Tuesday, September 9, 2014

Economics/Financial Consequences of Heavy Commodity Exporters and LDCs

Since the 1970's and particularly the 80's and 90's, we've seen the rise of countries like Brazil, Russia, India, China, and South Africa (the so-called BRICS). I've had a previous post on the rise of China during this period, but this post will entail the other emerging markets/less developed countries (LDCs). These countries are primarily Brazil, Russia, and South Africa (India needs to be discussed separately), but I'll also discuss other key commodity exporters like Australia and Canada.

It's important to notice that countries like Brazil, Russia, and South Africa are heavy commodity exporters. In the case of Russia, almost half of the Russian government revenue comes from natural gas exports (much of it to Europe). Countries like Brazil, South Africa, Australia, and Canada are also heavy commodity exporters. As I mentioned in my post detailing the workings of capitalism, it's common to see specialization lead to certain economies across the world that become reliant on commodity exports. Usually, we see this kind of specialization happen in countries that're either rich in natural resources or countries without proper capital inputs (or both).

In the case of Brazil, Russia, and South Africa, we've had natural resource rich countries who are still developing the capital inputs necessary in the post-industrial world of today. Keep in mind that much of the natural resource extraction that occurs in the developing world is banned in the developed world because either the extraction or refinement of certain natural resources can be extremely damaging to the environment. Developed countries often have restrictions on such kind of behavior because the risk coming from possible environmental degradation usually outweighs the short term benefits from importing those materials while these countries often have the capital inputs required for a post-industrial economy. LDC's, on the other hand, don't have those inputs while their social and political systems are often not developed enough to respond to these long term risks.

The reason I bring up countries like Australia and Canada is because of the global mining boom that's been happening. In my economic and geopolitical posts on China, I speak about how China has effectively been driving the market for commodities--particularly industrial commodities like iron ore, tin, copper, and a whole host of other metals. These raw materials are being exported from countries like Brazil, Russia, South Africa, Australia, and Canada. As China becomes forced to rebalance its economy and growth rates start to fall (as they already have), the worldwide demand for industrial commodities will fall. Iron ore prices already peaked at around $190/dry metric ton and iron ore is currently trading at around $100/dry metric ton.

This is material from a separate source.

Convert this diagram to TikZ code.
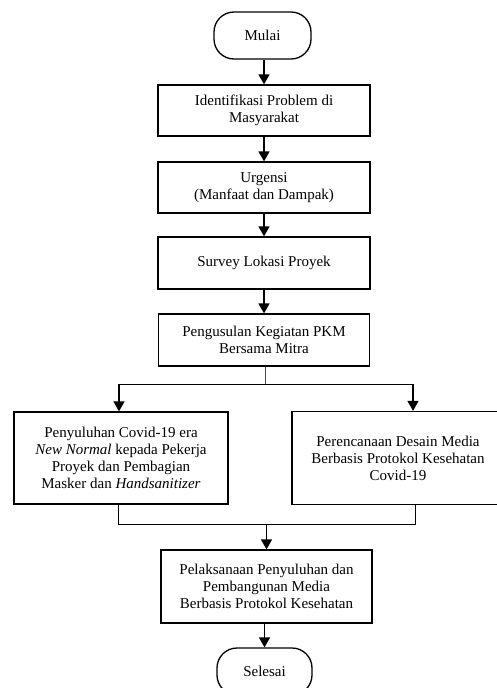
\documentclass[tikz,border=0pt]{standalone}
\usepackage{fontspec}
\setmainfont{Liberation Serif}
\usetikzlibrary{arrows.meta}
\begin{document}
\begin{tikzpicture}[x=1pt,y=-1pt,
  box/.style={draw, line width=1.3pt, rectangle, align=center,
    font=\fontsize{15}{17}\selectfont, inner sep=0pt},
  term/.style={box, rounded corners=20pt},
  arr/.style={line width=1.5pt, -{Triangle[length=10pt,width=11pt]}},
  ln/.style={line width=1pt}]
\useasboundingbox (0,0) rectangle (497,688);
\clip (0,0) rectangle (497,688);

\node[term, minimum width=97pt, minimum height=47pt] (mulai) at (262.5,35.5) {Mulai};
\node[box, minimum width=212pt, minimum height=51pt] (b1) at (264,110.5) {Identifikasi Problem di\\Masyarakat};
\node[box, minimum width=212pt, minimum height=51pt] (b2) at (264,187.5) {Urgensi\\(Manfaat dan Dampak)};
\node[box, minimum width=212pt, minimum height=52pt] (b3) at (264,263) {Survey Lokasi Proyek};
\node[box, minimum width=211pt, minimum height=52pt] (b4) at (264,340) {Pengusulan Kegiatan PKM\\Bersama Mitra};
\node[box, minimum width=214pt, minimum height=92pt] (bl) at (121,458) {Penyuluhan Covid-19 era\\\textit{New Normal} kepada Pekerja\\Proyek dan Pembagian\\Masker dan \textit{Handsanitizer}};
\node[box, minimum width=212pt, minimum height=93pt] (br) at (398,458) {Perencanaan Desain Media\\Berbasis Protokol Kesehatan\\Covid-19};
\node[box, minimum width=211pt, minimum height=73pt] (b5) at (266.5,586.5) {Pelaksanaan Penyuluhan dan\\Pembangunan Media\\Berbasis Protokol Kesehatan};
\node[term, minimum width=95pt, minimum height=47pt] (sel) at (264.5,671.5) {Selesai};

\draw[arr] (b1.north |- mulai.south) -- (b1.north);
\draw[arr] (b1.south) -- (b2.north);
\draw[arr] (b2.south) -- (b3.north);
\draw[arr] (b3.south) -- (b4.north);

\coordinate (split) at (265.5,384);
\coordinate (sl) at (119,384);
\coordinate (sr) at (413,384);
\draw[line width=0.8pt, black!70] (b4.south -| split) -- (split);
\draw[ln] (sl) -- (sr);
\draw[arr] (sl) -- (sl |- bl.north);
\draw[arr] (sr) -- (sr |- br.north);

\coordinate (jl) at (118,524);
\coordinate (jr) at (415,524);
\coordinate (jm) at (266.5,524);
\draw[ln] (jl |- bl.south) -- (jl) -- (jr) -- (jr |- br.south);
\draw[arr] (jm) -- (b5.north);
\draw[arr] (b5.south -| sel.north) -- (sel.north);
\end{tikzpicture}
\end{document}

This brings us to the next question: what are the consequences of falling commodity prices on these particular countries? As the prices of commodities falls, the demand to hold currencies of countries who export commodities will fall. In other words, we're likely to see the currencies of these countries (Brazil, Russia, Australia, Canada, etc.) fall in terms of foreign exchange (FX). Not only are the currencies of these countries likely to fall, but these countries are also likely to experience decreases in production stemming from a world with falling aggregate demand and falling production. So the countries in question (Australia, Russia, Canada, Brazil, and South Africa) will see input cost inflation stemming from their falling currencies while simultaneously seeing falling output and rising unemployment.

Keep in mind that many of these countries (ex. Australia, Canada) have large asset bubbles stemming from capital inflows and their currency strength over the past decade or so. These countries will have to deal with falling production and falling currencies while their asset bubbles would be bursting. On the plus side; however, Australia and Canada will experience inflation that could help prevent the real debt burden (debt/NGDP ratio) from ballooning.

I suspect that many of these countries are likely to experience stagflation or stagflation-like effects. They're likely to see falling real growth combined with input price inflation, falling output, and falling employment levels. In the case of Brazil, Russia, and South Africa, we could see significant social and political unrest.